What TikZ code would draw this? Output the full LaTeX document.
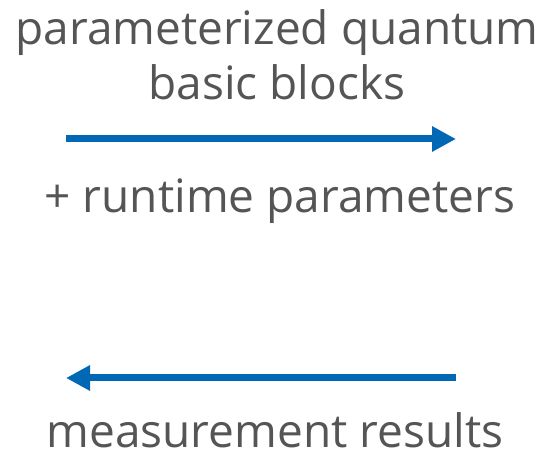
\documentclass[tikz,border=0pt]{standalone}
\usepackage{fontspec}
\setmainfont{Open Sans}
\usetikzlibrary{arrows.meta}
\definecolor{labelgray}{HTML}{555555}
\definecolor{flowblue}{HTML}{0068B5}
\tikzset{
  lbl/.style={text=labelgray, anchor=base, inner sep=0pt,
    font=\fontsize{46}{54}\selectfont},
  flow/.style={draw=flowblue, line width=7pt,
    -{Triangle[length=24pt,width=24pt]}}
}
\begin{document}
\begin{tikzpicture}[x=1pt,y=1pt]
  \useasboundingbox (0,0) rectangle (549,463);
  % request side: compiled blocks and their parameters
  \node[lbl] (top1) at (277,463-45) {parameterized quantum};
  \node[lbl] (top2) at (277,463-100) {basic blocks};
  \coordinate (a1s) at (66,463-139);
  \coordinate (a1e) at (456,463-139);
  \draw[flow] (a1s) -- (a1e);
  \node[lbl] (mid) at (280,463-213) {+ runtime parameters};
  % response side: results coming back
  \coordinate (a2s) at (456,463-378);
  \coordinate (a2e) at (66,463-378);
  \draw[flow] (a2s) -- (a2e);
  \node[lbl] (bot) at (275,463-448) {measurement results};
\end{tikzpicture}
\end{document}
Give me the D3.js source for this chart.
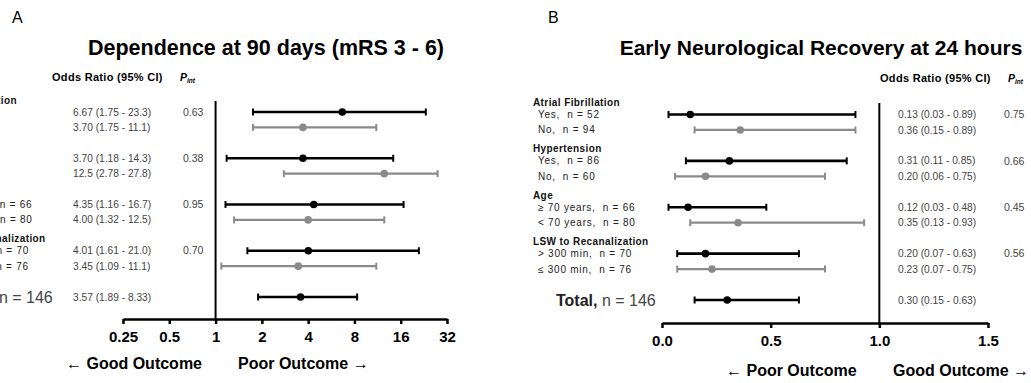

(Your instructions):
Make an exact copy of all the material, but keep the pictures out of it.

(The result):
What TikZ code would draw this? Output the full LaTeX document.
\documentclass[tikz,border=0pt]{standalone}
\usepackage{fontspec}
\setmainfont{Open Sans}
\usetikzlibrary{arrows.meta}
\definecolor{labelgray}{HTML}{555555}
\definecolor{flowblue}{HTML}{0068B5}
\tikzset{
  lbl/.style={text=labelgray, anchor=base, inner sep=0pt,
    font=\fontsize{46}{54}\selectfont},
  flow/.style={draw=flowblue, line width=7pt,
    -{Triangle[length=24pt,width=24pt]}}
}
\begin{document}
\begin{tikzpicture}[x=1pt,y=1pt]
  \useasboundingbox (0,0) rectangle (549,463);
  % request side: compiled blocks and their parameters
  \node[lbl] (top1) at (277,463-45) {parameterized quantum};
  \node[lbl] (top2) at (277,463-100) {basic blocks};
  \coordinate (a1s) at (66,463-139);
  \coordinate (a1e) at (456,463-139);
  \draw[flow] (a1s) -- (a1e);
  \node[lbl] (mid) at (280,463-213) {+ runtime parameters};
  % response side: results coming back
  \coordinate (a2s) at (456,463-378);
  \coordinate (a2e) at (66,463-378);
  \draw[flow] (a2s) -- (a2e);
  \node[lbl] (bot) at (275,463-448) {measurement results};
\end{tikzpicture}
\end{document}
Give me the D3.js source for this chart.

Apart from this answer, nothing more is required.